The driver, Brittany Moretz, was taking her daughter to Hudson Elementary School that morning around 7:30 a.m. when her Hyundai Elantra struck Grayson, who was retrieving the body of his 7-month-old pit bull, Isabell, from the middle of Fairwood Drive at the end of Jordan Place. The dog had been run over and killed a short time earlier.

Grayson was flown to Carolinas Medical Center in Charlotte with a head injury. A portion of his skull was removed to relieve brain swelling, and initially he was in critical condition and breathing with the aid of a ventilator. Grayson was removed from the ventilator Feb. 27 and later began following simple commands.
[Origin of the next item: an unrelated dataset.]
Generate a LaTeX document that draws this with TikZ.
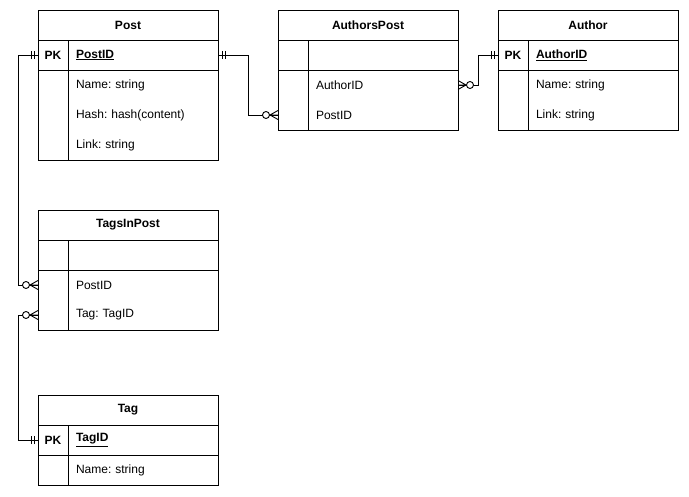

Gray now has about four hours of physical therapy daily and is able to eat pureed food. He also has begun to walk on his own and is talking some.

The N.C. Highway Patrol said Moretz was not speeding. Moretz has said that she does not remember exactly what happened, but she insists she was not texting or using her phone. Moretz was interviewed by investigators at least two times, and a Highway Patrol accident-reconstruction team also looked into the incident.

Trooper Troy Stutts, who investigated the accident, said he did not check Moretz's cellphone records for any incoming or outgoing texts or phone calls.

"Nothing led me to believe she was on the phone or distracted," Stutts said.

Brookshire doesn't accept that the incident could have occurred if Moretz had her eyes on the road and her mind on her driving.

"I feel like if there is a cellphone in the car, it should be checked, especially with what happened to my grandson," Brookshire said.

"Somebody wasn't paying attention that day."